Re: New modules in 2.14



On Tue, 2006-01-17 at 22:37 -0500, Ryan Lortie wrote:
> Hello.
> 
> On Mon, 2006-16-01 at 19:13 -0700, Elijah Newren wrote:
> > Ok, here's what I'm guessing is the rough module consensus after
> > having re-read or skimmed a ton of emails:
> > 
> > In:
> > - gnome-power-manager
> 
> I don't think it's appropriate to include gnome-power-manager at this
> point.  There are a number of reasons for this.
> 
> First, I don't think that g-p-m itself and the technologies that it
> depend on are mature enough that we should standardise on any particular
> solution yet.  g-p-m is one way of cracking the power management egg and
> I think there are a lot of better possibilities.

Sure, but non that are even close to be ready for a GNOME release.
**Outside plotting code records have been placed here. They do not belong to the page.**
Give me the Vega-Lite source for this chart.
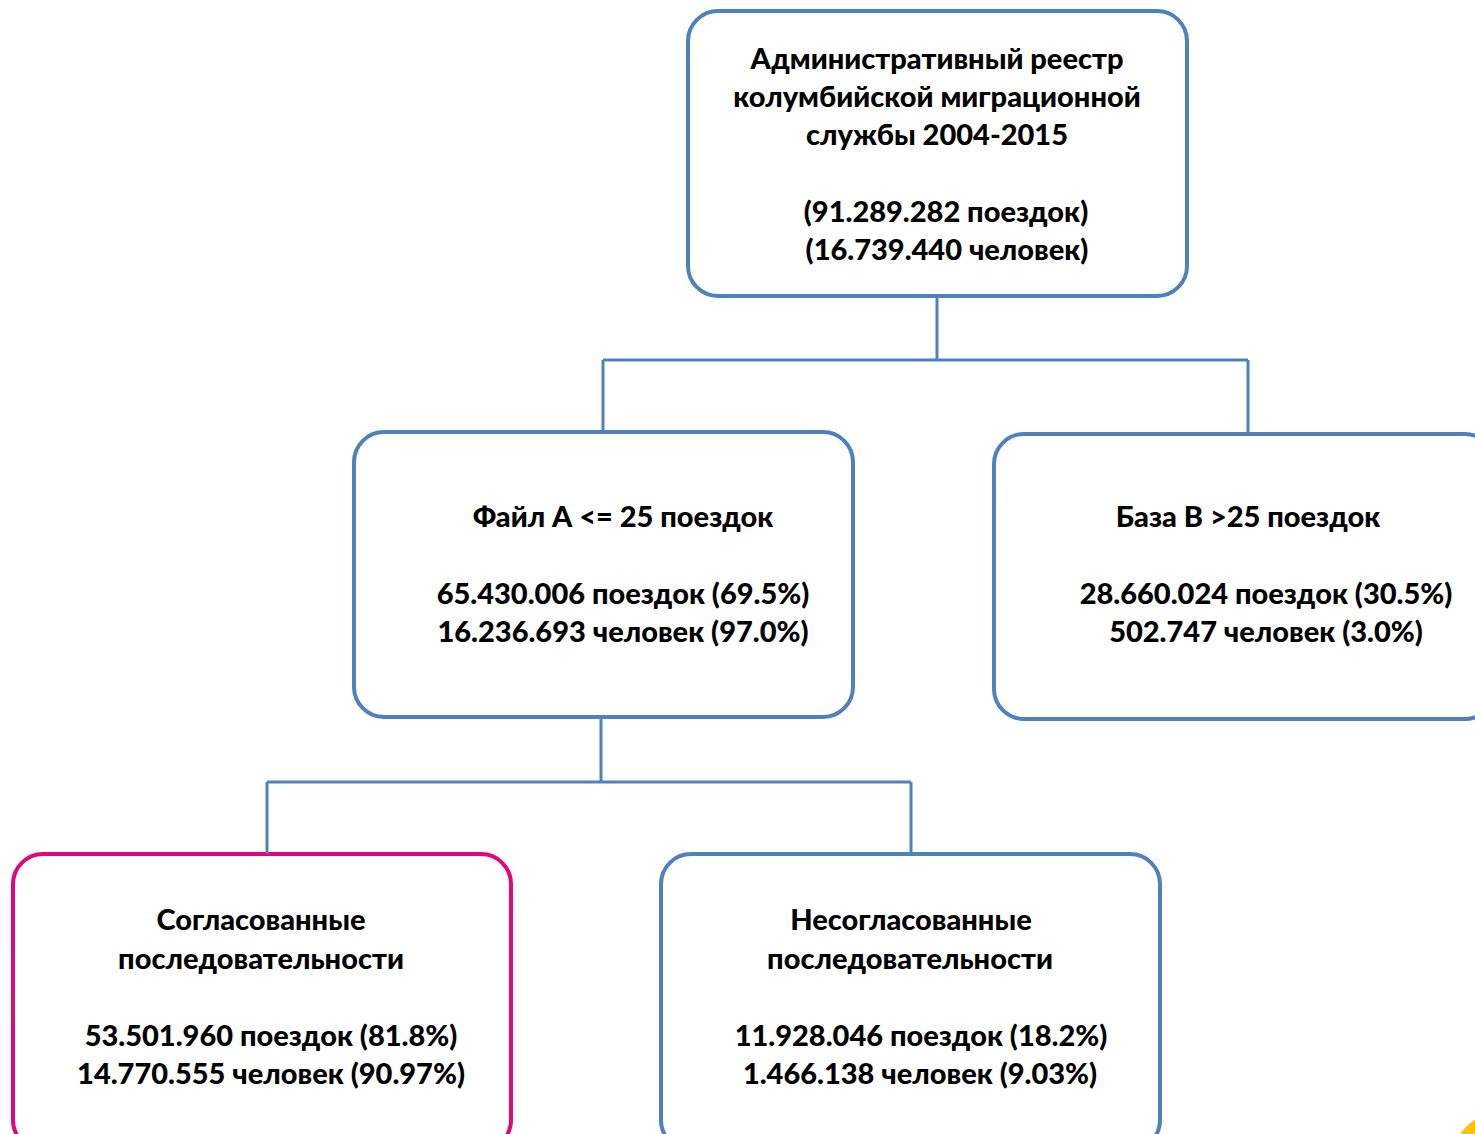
{
  "$schema": "https://vega.github.io/schema/vega-lite/v6.json",
  "autosize": {"type": "fit", "contains": "padding"},
  "width": 1475,
  "height": 1134,
  "padding": 0,
  "background": "white",
  "config": {"view": {"stroke": null}},
  "datasets": {
    "boxes": [
      {"id": "root", "x1": 688, "x2": 1187, "y1": 11, "y2": 296, "kind": "normal"},
      {"id": "A", "x1": 354, "x2": 853, "y1": 432, "y2": 717, "kind": "normal"},
      {"id": "B", "x1": 994, "x2": 1495, "y1": 434, "y2": 719, "kind": "normal"},
      {"id": "match", "x1": 13, "x2": 511, "y1": 854, "y2": 1150, "kind": "highlight"},
      {"id": "nomatch", "x1": 661, "x2": 1160, "y1": 854, "y2": 1150, "kind": "normal"}
    ],
    "links": [
      {"x1": 937, "y1": 296, "x2": 937, "y2": 360},
      {"x1": 603, "y1": 360, "x2": 1248, "y2": 360},
      {"x1": 603, "y1": 360, "x2": 603, "y2": 432},
      {"x1": 1248, "y1": 360, "x2": 1248, "y2": 434},
      {"x1": 601, "y1": 717, "x2": 601, "y2": 782},
      {"x1": 267, "y1": 782, "x2": 911, "y2": 782},
      {"x1": 267, "y1": 782, "x2": 267, "y2": 854},
      {"x1": 911, "y1": 782, "x2": 911, "y2": 854}
    ],
    "labels": [
      {"x": 937, "y": 60, "t": "Административный реестр"},
      {"x": 937, "y": 98, "t": "колумбийской миграционной"},
      {"x": 937, "y": 136, "t": "службы 2004-2015"},
      {"x": 946, "y": 213, "t": "(91.289.282 поездок)"},
      {"x": 947, "y": 251, "t": "(16.739.440 человек)"},
      {"x": 623, "y": 518, "t": "Файл А <= 25 поездок"},
      {"x": 623, "y": 595, "t": "65.430.006 поездок (69.5%)"},
      {"x": 623, "y": 633, "t": "16.236.693 человек (97.0%)"},
      {"x": 1248, "y": 518, "t": "База В >25 поездок"},
      {"x": 1266, "y": 595, "t": "28.660.024 поездок (30.5%)"},
      {"x": 1266, "y": 633, "t": "502.747 человек (3.0%)"},
      {"x": 261, "y": 921, "t": "Согласованные"},
      {"x": 261, "y": 960, "t": "последовательности"},
      {"x": 271, "y": 1037, "t": "53.501.960 поездок (81.8%)"},
      {"x": 271, "y": 1075, "t": "14.770.555 человек (90.97%)"},
      {"x": 911, "y": 921, "t": "Несогласованные"},
      {"x": 910, "y": 960, "t": "последовательности"},
      {"x": 921, "y": 1037, "t": "11.928.046 поездок (18.2%)"},
      {"x": 920, "y": 1075, "t": "1.466.138 человек (9.03%)"}
    ],
    "corner": [{"x": 1500, "y": 1160}]
  },
  "layer": [
    {
      "data": {"name": "boxes"},
      "mark": {"type": "rect", "fill": "white", "strokeWidth": 4, "cornerRadius": 30, "clip": true},
      "encoding": {
        "x": {"field": "x1", "type": "quantitative", "scale": {"domain": [0, 1475], "nice": false, "zero": false}, "axis": null},
        "x2": {"field": "x2"},
        "y": {"field": "y1", "type": "quantitative", "scale": {"domain": [0, 1134], "reverse": true, "nice": false, "zero": false}, "axis": null},
        "y2": {"field": "y2"},
        "stroke": {"field": "kind", "type": "nominal", "scale": {"domain": ["normal", "highlight"], "range": ["#4F81BD", "#E0077D"]}, "legend": null}
      }
    },
    {
      "data": {"name": "links"},
      "mark": {"type": "rule", "color": "#4F81BD", "strokeWidth": 3},
      "encoding": {
        "x": {"field": "x1", "type": "quantitative"},
        "x2": {"field": "x2"},
        "y": {"field": "y1", "type": "quantitative"},
        "y2": {"field": "y2"}
      }
    },
    {
      "data": {"name": "corner"},
      "mark": {"type": "point", "filled": true, "color": "#FFC000", "size": 9000, "opacity": 1, "clip": true},
      "encoding": {
        "x": {"field": "x", "type": "quantitative"},
        "y": {"field": "y", "type": "quantitative"}
      }
    },
    {
      "data": {"name": "labels"},
      "mark": {"type": "text", "font": "Lato", "fontWeight": 900, "fontSize": 29, "color": "black", "align": "center", "baseline": "middle"},
      "encoding": {
        "x": {"field": "x", "type": "quantitative"},
        "y": {"field": "y", "type": "quantitative"},
        "text": {"field": "t", "type": "nominal"}
      }
    }
  ]
}
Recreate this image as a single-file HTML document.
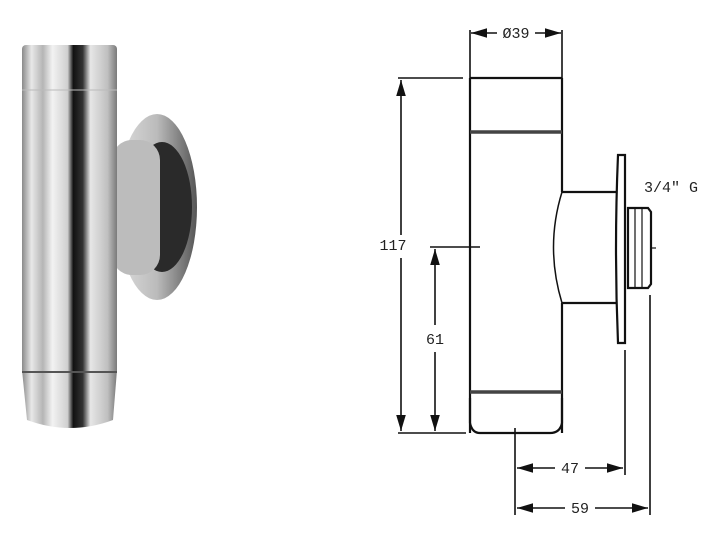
<!DOCTYPE html>
<html><head><style>body{margin:0;background:#fff;width:708px;height:533px;overflow:hidden}</style></head><body>
<svg width="708" height="533" viewBox="0 0 708 533" xmlns="http://www.w3.org/2000/svg">
<defs>
<linearGradient id="tube" x1="0" x2="1" y1="0" y2="0">
<stop offset="0" stop-color="#8a8a8a"/><stop offset="0.1" stop-color="#e8e8e8"/><stop offset="0.22" stop-color="#b5b5b5"/><stop offset="0.32" stop-color="#f2f2f2"/><stop offset="0.48" stop-color="#d0d0d0"/><stop offset="0.54" stop-color="#111"/><stop offset="0.64" stop-color="#333"/><stop offset="0.72" stop-color="#e6e6e6"/><stop offset="0.9" stop-color="#c0c0c0"/><stop offset="1" stop-color="#7a7a7a"/>
</linearGradient>
<linearGradient id="disc" x1="0" x2="1"><stop offset="0" stop-color="#ddd"/><stop offset="0.5" stop-color="#bbb"/><stop offset="1" stop-color="#555"/></linearGradient>
<marker id="a" viewBox="0 0 10 6" refX="10" refY="3" markerWidth="10" markerHeight="6" orient="auto-start-reverse"><path d="M0,0L10,3L0,6z" fill="#111"/></marker>
</defs>
<ellipse cx="157" cy="207" rx="40" ry="93" fill="url(#disc)"/>
<ellipse cx="162" cy="207" rx="30" ry="65" fill="#2a2a2a"/>
<rect x="112" y="140" width="48" height="135" rx="20" fill="#bcbcbc"/>
<rect x="22" y="45" width="95" height="330" rx="4" fill="url(#tube)"/>
<path d="M22,370 L117,370 L113,420 Q70,436 27,420 Z" fill="url(#tube)"/>
<line x1="22" y1="372" x2="117" y2="372" stroke="#555" stroke-width="2"/>
<line x1="22" y1="90" x2="117" y2="90" stroke="#bbb" stroke-width="1"/>
<g fill="none" stroke="#111" stroke-width="2.2">
<path d="M470,78 L562,78 M470,78 L470,433 M562,78 L562,192 M562,303 L562,433"/>
<path d="M470,132 L562,132" stroke-width="3.5" stroke="#444"/>
<path d="M470,392 L562,392" stroke-width="3.5" stroke="#444"/>
<path d="M470,398 L470,423 Q472,433 480,433 L550,433 Q560,433 562,423 L562,398"/>
<path d="M562,192 L617,192 M562,303 L617,303"/>
<path d="M562,192 Q545,247 562,303" stroke-width="1.5"/>
<path d="M618,155 L625,155 L625,343 L618,343 Q614,249 618,155 Z" fill="#fff"/>
<path d="M628,208 L648,208 L651,212 L651,284 L648,288 L628,288 Z"/>
<path d="M635,208 L635,288 M642,208 L642,288" stroke-width="1.2"/>
<path d="M651,248 L656,248" stroke-width="1.2"/>
<g stroke-width="1.6">
<path d="M470,30 L470,78 M562,30 L562,78"/>
<path d="M471,33 L497,33 M535,33 L561,33" marker-start="url(#a)" marker-end="url(#a)"/>
<path d="M398,78 L463,78 M398,433 L466,433"/>
<path d="M401,80 L401,235" marker-start="url(#a)"/>
<path d="M401,258 L401,431" marker-end="url(#a)"/>
<path d="M430,247 L480,247"/>
<path d="M435,249 L435,325" marker-start="url(#a)"/>
<path d="M435,352 L435,431" marker-end="url(#a)"/>
<path d="M515,428 L515,515 M625,350 L625,475 M650,295 L650,515"/>
<path d="M517,468 L555,468 M585,468 L623,468" marker-start="url(#a)" marker-end="url(#a)"/>
<path d="M517,508 L565,508 M595,508 L648,508" marker-start="url(#a)" marker-end="url(#a)"/>
</g>
</g>
<g font-family="Liberation Mono, monospace" font-size="15" fill="#222">
<text x="516" y="38" text-anchor="middle">Ø39</text>
<text x="393" y="250" text-anchor="middle">117</text>
<text x="435" y="344" text-anchor="middle">61</text>
<text x="570" y="473" text-anchor="middle">47</text>
<text x="580" y="513" text-anchor="middle">59</text>
<text x="644" y="192">3/4" G</text>
</g>
</svg>
</body></html>
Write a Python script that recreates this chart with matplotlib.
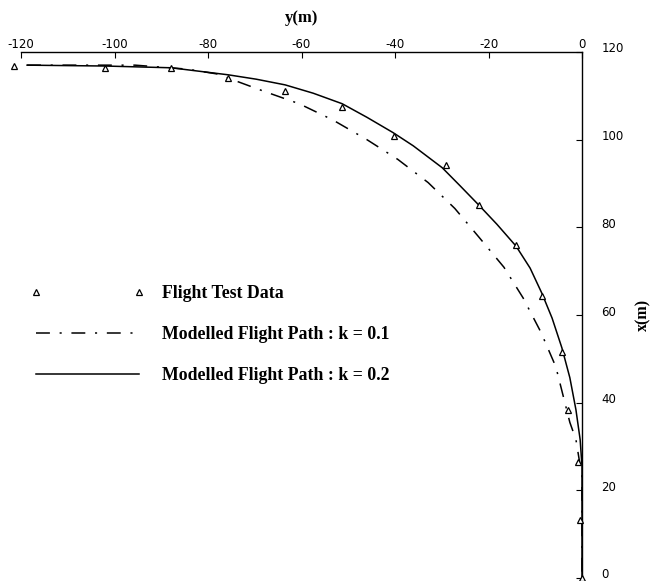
import matplotlib
matplotlib.use("Agg")
import matplotlib.pyplot as plt
from matplotlib.transforms import ScaledTranslation

plt.rcParams['lines.scale_dashes'] = False

# Flight test data (y in m, x in m)
test_y = [-121.5, -102.0, -87.9, -75.7, -63.5, -51.3, -40.2, -29.1, -22.0,
          -14.1, -8.6, -4.3, -3.0, -0.9, -0.4, 0.0]
test_x = [116.8, 116.4, 116.4, 114.1, 111.1, 107.5, 100.9, 94.3, 85.0,
          75.9, 64.3, 51.6, 38.4, 26.4, 13.2, 0.0]

# Modelled flight path k = 0.1
k01_y = [-118.7, -95.6, -84.5, -78.1, -68.2, -60.5, -53.3, -46.0, -39.4, -32.9,
         -27.2, -22.0, -16.7, -12.6, -8.8, -5.6, -2.6, -1.3, -0.6, 0.0, 0.0]
k01_x = [117.0, 117.0, 116.1, 115.0, 111.1, 108.2, 104.5, 100.0, 95.5, 90.2,
         84.3, 77.7, 70.9, 63.9, 56.1, 48.2, 35.5, 31.6, 27.0, 23.6, 0.0]

# Modelled flight path k = 0.2
k02_y = [-118.7, -102.0, -87.9, -75.7, -69.7, -63.5, -57.5, -51.3, -46.0, -40.4,
         -36.1, -29.9, -26.1, -22.0, -18.2, -14.1, -11.1, -8.6, -6.4, -4.3, -2.6,
         -1.3, -0.4, 0.0, 0.0]
k02_x = [117.0, 116.8, 116.4, 114.8, 113.8, 112.5, 110.6, 108.2, 105.1, 101.6,
         98.6, 93.6, 89.5, 85.0, 80.7, 75.7, 70.7, 65.0, 59.3, 52.5, 45.7,
         38.4, 31.6, 25.5, 0.0]

xticks = [-120, -100, -80, -60, -40, -20, 0]
yticks = [0, 20, 40, 60, 80, 100, 120]

fig = plt.figure(figsize=(6.5, 5.81), dpi=100)
ax = fig.add_axes([21/650, 1 - 578/581, (582 - 21)/650, (578 - 52)/581])

ax.plot(test_y, test_x, linestyle='none', marker='^', markersize=5,
        mfc='white', mec='black', mew=0.9, clip_on=False, zorder=3,
        label='Flight Test Data')
ax.plot(k01_y, k01_x, color='black', lw=1.1, linestyle=(0, (10, 7, 1.5, 7)),
        clip_on=False, label='Modelled Flight Path : k = 0.1')
ax.plot(k02_y, k02_x, color='black', lw=1.1, linestyle='-',
        clip_on=False, label='Modelled Flight Path : k = 0.2')

ax.set_xlim(-120, 0)
ax.set_ylim(0, 120)

ax.spines['left'].set_visible(False)
ax.spines['bottom'].set_visible(False)
ax.spines['top'].set_linewidth(1.0)
ax.spines['right'].set_linewidth(1.0)

ax.xaxis.tick_top()
ax.xaxis.set_label_position('top')
ax.yaxis.tick_right()
ax.yaxis.set_label_position('right')
ax.set_xticks(xticks)
ax.set_yticks(yticks)
ax.set_xticklabels([str(t) for t in xticks])
ax.set_yticklabels([str(t) for t in yticks])
ax.tick_params(axis='x', direction='in', length=4, pad=1, labelsize=8.5)
ax.tick_params(axis='y', direction='in', length=4, pad=14, labelsize=8.5)

shift = ScaledTranslation(0, 4.5/100, fig.dpi_scale_trans)
for lab in ax.get_yticklabels():
    lab.set_transform(lab.get_transform() + shift)

ax.set_xlabel('y(m)', fontfamily='Liberation Serif', fontweight='bold',
              fontsize=12, labelpad=11)
ax.set_ylabel('x(m)', fontfamily='Liberation Serif', fontweight='bold',
              fontsize=11.5, labelpad=8)

leg = ax.legend(loc='upper left', bbox_to_anchor=(31/650, 1 - 285/581),
                bbox_transform=fig.transFigure, frameon=False, numpoints=2,
                handlelength=6.4, handletextpad=0.95, labelspacing=1.35,
                borderpad=0, borderaxespad=0,
                prop={'family': 'Liberation Serif', 'weight': 'bold', 'size': 12.8})

fig.savefig('out.png', dpi=100)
> Certainly, at the current time, it appears to be the best offering.
> However, after discussing this at length at Ubuntu Below Zero, I
> believe, that we'd be better served by a system with the two following
> key properties:
> 
> 1. Based on system daemon.
>   This would make the system more secure as a normal user process
>   wouldn't be given the ability to 'suspend now' as g-p-m (and 
>   any system which makes policy decisions at user privilege) currently
>   requires we provide it with.

I know a few ppl know the details already, but for those that do not:
policy is left to the FDI files in HAL, where you can specify certain
users, groups, or even just leave it as "console users" who are
physically logged in (default).

>   This (and other privileges that g-p-m
>   need to be provided with) have serious security implications.
>   Having a system daemon would also mean that the policy system runs
>   when the user is not logged in without resorting to hacks like gdm
>   invoking a private copy of g-p-m.

David Zeuthen put a lot of information in his blog
[ http://blog.fubar.dk/?p=63 ] of a way of doing this properly with
DBUS. I expect g-p-m and gnome-screensaver can use this framework when
complete.

> 2. More platform-neutral approach.
>   The technologies on which g-p-m is based have seen wide acceptance
>   from other desktops.  We should try and create a power management
>   system that has the same acceptance.  g-p-m is very Gnome-centric.
>   With a faceless system daemon doing all the real hard work we could
>   have multiple configuration front-ends (Gnome, Qt, etc).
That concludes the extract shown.